Le pianiste français Adam Laloum (°1987), originaire de Toulouse, s’est formé dans sa ville natale avec Daniel Beau, avant le CNSM de Paris avec Michel Béroff, puis le Conservatoire de Lyon avec Géry Moutier. En 2009, il remporte à Vevey le Concours Clara Haskil. Sa discographie est dominée par Schubert, Schumann et Brahms. Après une première approche de Schubert en 2016 pour Mirare (la Sonate D. 960, couplée aux Davidsbündlertänze de Schumann), il signe en 2020, déjà pour Harmonia Mundi, un album Schubert où voisinent les sonates D. 894 et D. 958. Il poursuit son parcours dans l’univers du Viennois avec la Sonate D. 959 et les Moments musicaux D. 780. Il y fait à nouveau la démonstration de sa sensibilité, de sa subtile expressivité et d’une narrative souplesse de jeu.

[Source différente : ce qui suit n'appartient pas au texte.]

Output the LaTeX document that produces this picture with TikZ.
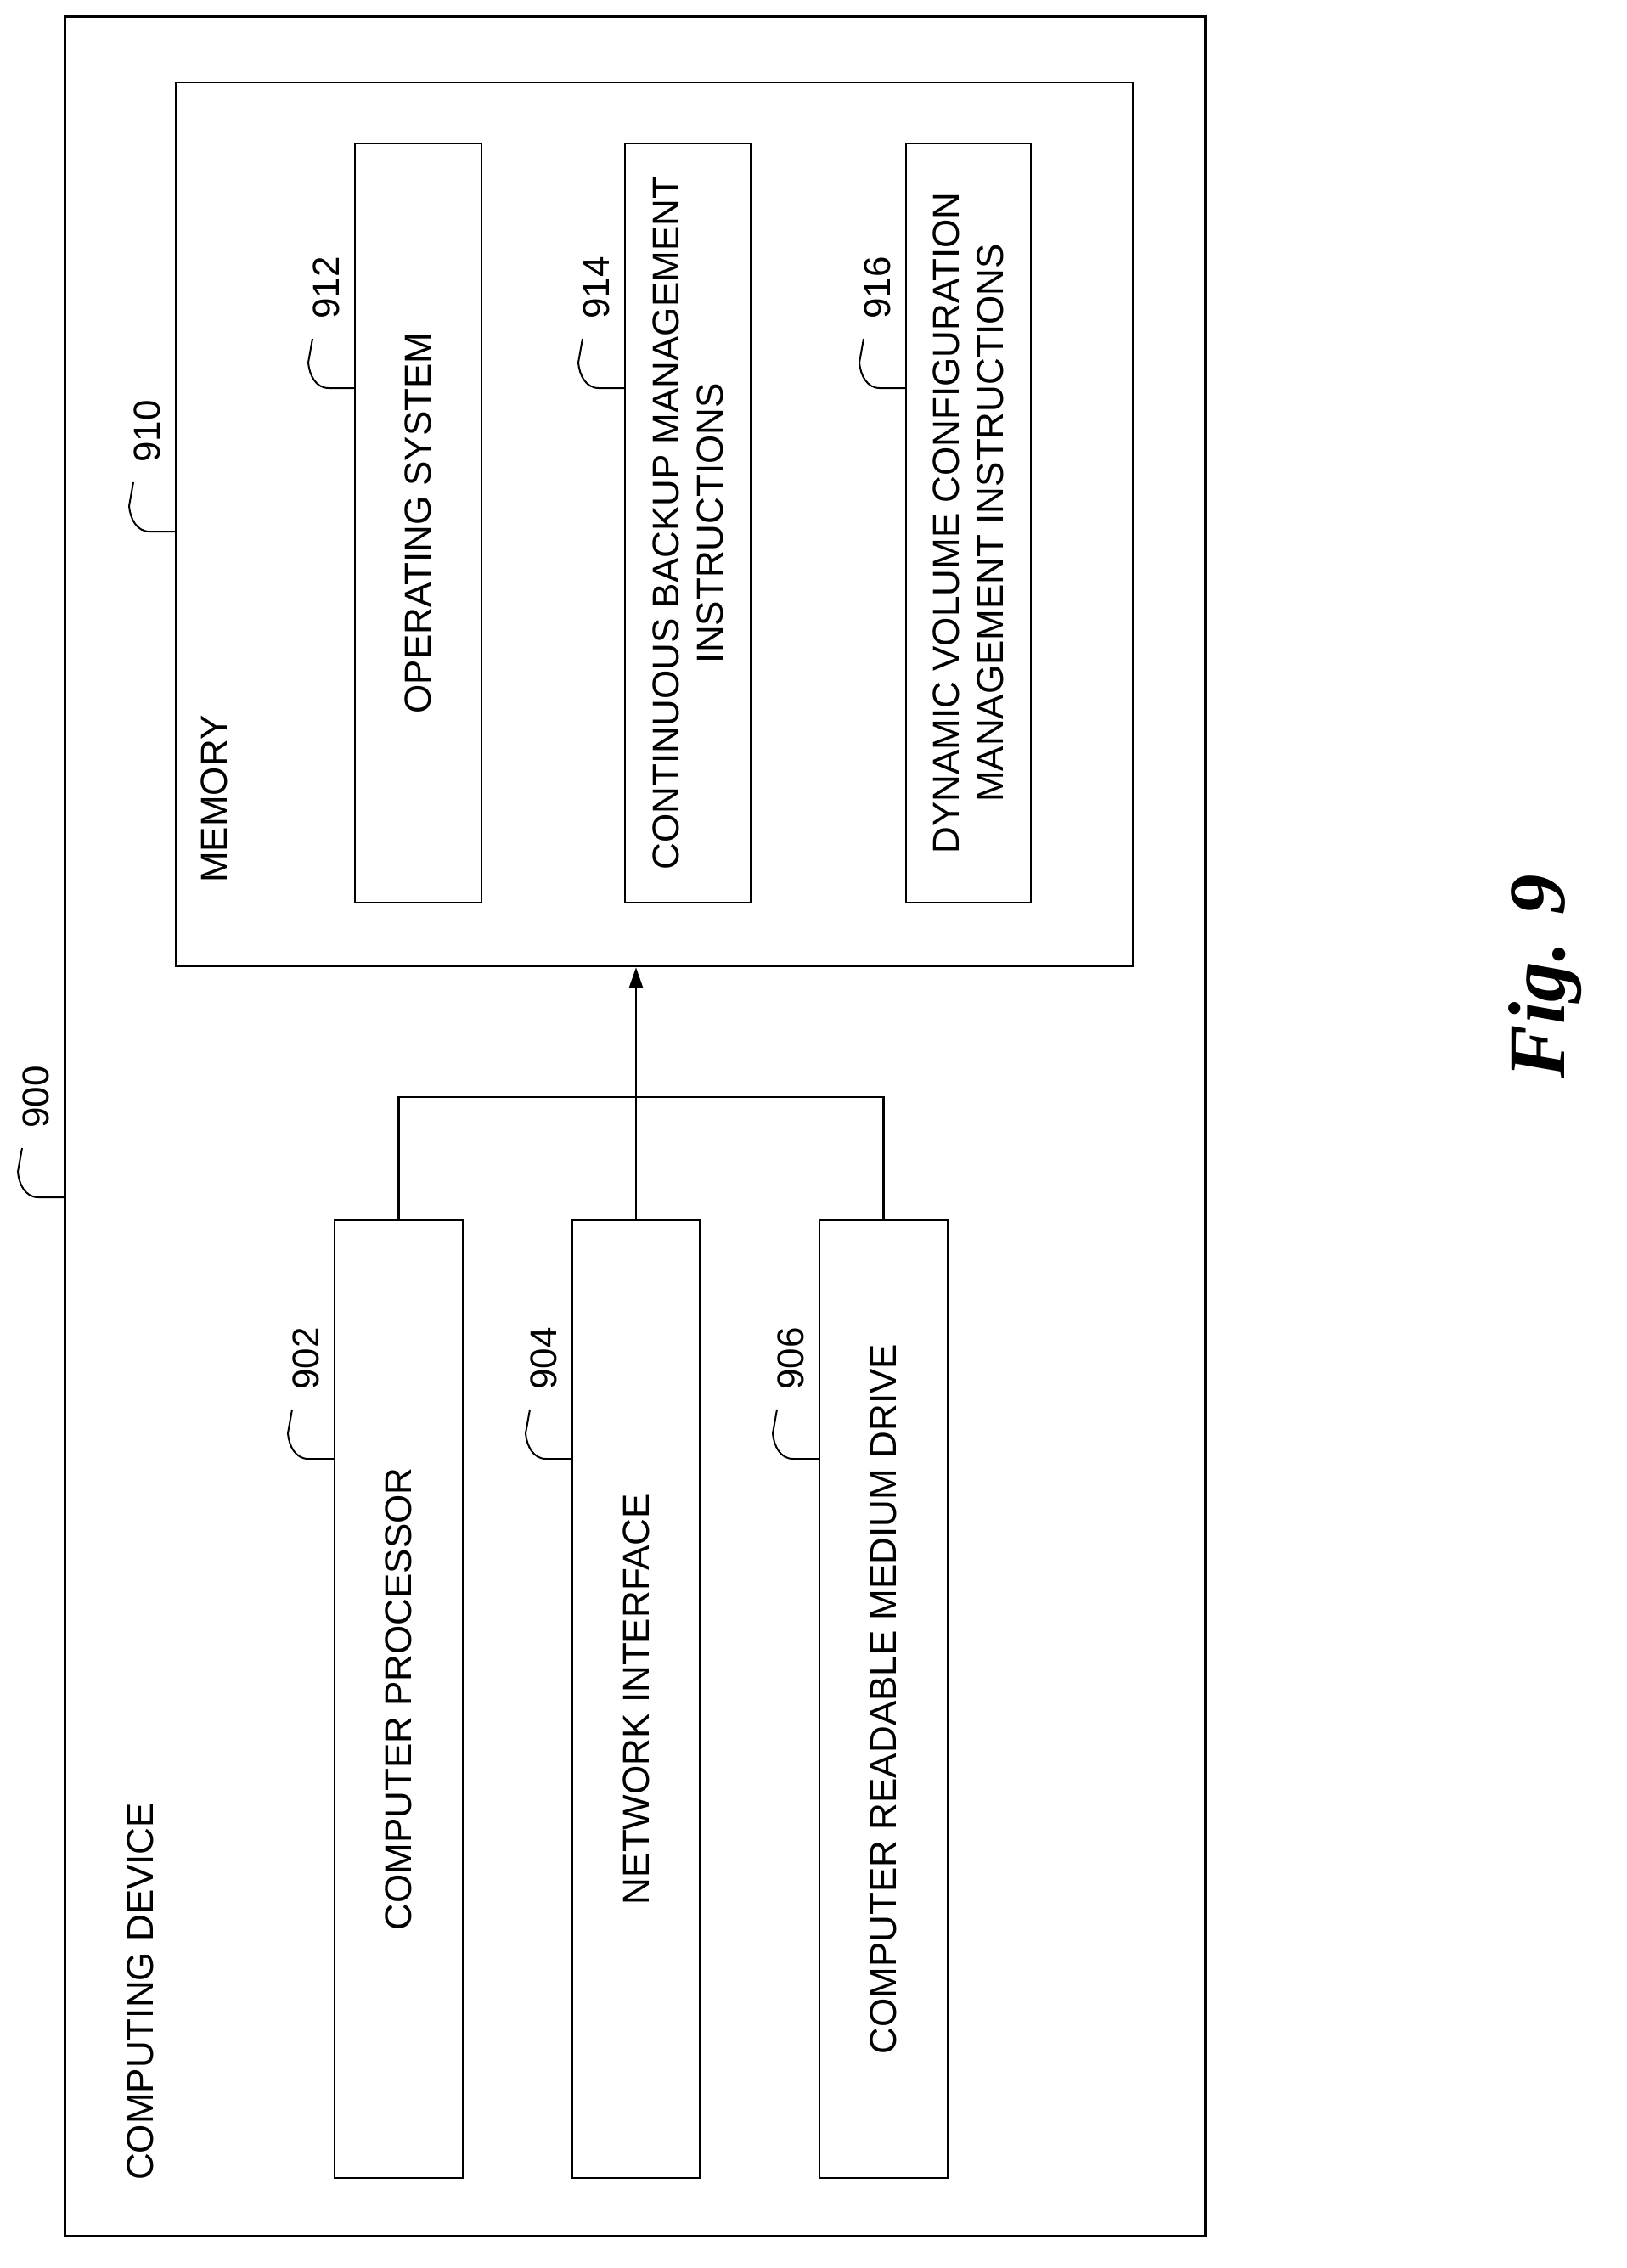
\documentclass[tikz,border=0pt]{standalone}
\usepackage{fontspec}
\setmainfont{Liberation Sans}
\newfontfamily\figfont{Liberation Serif}
\usetikzlibrary{arrows.meta}

\tikzset{
  box/.style={draw,line width=2.5pt,rotate=90,align=center,inner sep=0pt},
  lbl/.style={rotate=90,inner sep=0pt},
  lead/.style={line width=2pt}
}
\newcommand{\refmark}[2]{%
  \draw[lead] (#1) -- ++(-31,0) to[out=180,in=-85] ++(-24,30) -- ++(5,28);
  \path (#1) ++(-34,118) node[lbl] {#2};}

\begin{document}
\begin{tikzpicture}[x=1pt,y=1pt,font=\fontsize{44}{52}\selectfont]
\useasboundingbox (0,0) rectangle (1915,-2671);
% outer device and memory
\draw[line width=3pt] (76,-20) rectangle (1419,-2633);
\node[box,minimum width=1041pt,minimum height=1127pt] (mem) at (770.5,-617.5) {};
\node[lbl,anchor=west] (memtxt) at (252,-1040) {MEMORY};
\node[lbl,anchor=west] (devtxt) at (165,-2568) {COMPUTING DEVICE};

% memory contents
\node[box,minimum width=894pt,minimum height=149pt] (os) at (492.5,-616) {OPERATING SYSTEM};
\node[box,minimum width=894pt,minimum height=148pt] (cbm) at (810,-616) {CONTINUOUS BACKUP MANAGEMENT\\INSTRUCTIONS};
\node[box,minimum width=894pt,minimum height=147pt] (dvc) at (1140.5,-616) {DYNAMIC VOLUME CONFIGURATION\\MANAGEMENT INSTRUCTIONS};

% hardware
\node[box,minimum width=1128pt,minimum height=151pt] (cpu) at (469.5,-2001) {COMPUTER PROCESSOR};
\node[box,minimum width=1128pt,minimum height=150pt] (nic) at (749,-2001) {NETWORK INTERFACE};
\node[box,minimum width=1128pt,minimum height=151pt] (crm) at (1040.5,-2001) {COMPUTER READABLE MEDIUM DRIVE};

% bus
\coordinate (bus) at (749,-1292);
\draw[line width=2.5pt] (cpu.east) |- (bus) -| (crm.east);
\draw[line width=2.5pt,-{Triangle[length=24pt,width=16pt]}] (nic.east) -- (mem.west-|nic.east);

% reference numerals
\coordinate (r900) at (76,-1410);
\coordinate (r910) at (207,-626);
\coordinate (r912) at (418,-457);
\coordinate (r914) at (736,-457);
\coordinate (r916) at (1067,-457);
\coordinate (r902) at (394,-1718);
\coordinate (r904) at (674,-1718);
\coordinate (r906) at (965,-1718);
\refmark{r900}{900}
\refmark{r910}{910}
\refmark{r912}{912}
\refmark{r914}{914}
\refmark{r916}{916}
\refmark{r902}{902}
\refmark{r904}{904}
\refmark{r906}{906}

\node[lbl] (fig) at (1820,-1150) {\figfont\fontsize{95}{110}\selectfont\bfseries\itshape Fig. 9};
\end{tikzpicture}
\end{document}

Adam Laloum cultive un lyrisme sans maniérisme ni raideur, sans baisse de tension non plus. Ce qui sert très bien cette sonate de septembre 1828, écrite deux mois avant la disparition du compositeur. Elle nous fait retrouver les aveux murmurés et les effusions du cœur auxquelles Schubert nous a habitués, et cela surtout dans le scherzo et dans le final très lyrique en forme de rondo, a écrit Marcel Schneider dans la biographie qu’il lui a consacrée (Seuil, 1967, p. 100). Dans l’Allegro initial, Laloum souligne la vivacité et l’énergie qui s’en dégage et met en valeur les détails du texte et leur architecture. Il propose, pour l’Andantino, de la clarté dans une douleur exprimée avec pudeur, au sein d’un climat à la fois libre et comme détaché du monde, déjà. Avec son espace de respiration dansante, le Scherzo se décline comme un chant ensoleillé, bondissant même dans sa maîtrise des timbres. Quant à l’Allegretto final, il assume aussi bien la simplicité que le pressentiment du drame à venir, le mystère participant à l’énoncé d’un piano qu’une joie vient traverser pour clôturer ce chef-d’œuvre. Tout au long de ce parcours de plus de quarante minutes, Laloum distille la légèreté et le tragique avec un art consommé qui touche l’auditeur jusqu’au plus profond de l’âme.

Avec les Moments musicaux, écrits à partir de 1823 et réunis quatre ans plus tard, Schubert, comme l’écrit dans la notice Jean-François Boukobza, professeur d’analyse, culture et esthétique musicales au CNSM de Paris, annonce les formes mosaïques du romantisme en offrant un ensemble bigarré (…) laissant percer un regard à la fois doux et désenchanté sur le monde. Laloum a bien compris ce panorama, où voisinent échos de fanfares, aimable berceuse, danses franches, murmures contrastés, passion rythmée et charme mélodique viennois. À chaque « moment », le pianiste, amoureux des couleurs nuancées qui lui viennent naturellement sous les doigts, peaufine avec soin les atmosphères variées, qu’il s’agisse de fêlures secrètes, d’accents pathétiques ou de joies exprimées, tout en leur assurant une unité que leur confère son toucher si imagé. 

Ce très beau disque Schubert, enregistré en avril 2023 au Théâtre Auditorium de Poitiers, confirme les profondes affinités d’Adam Laloum avec cet univers schubertien dont on ne se lasse jamais.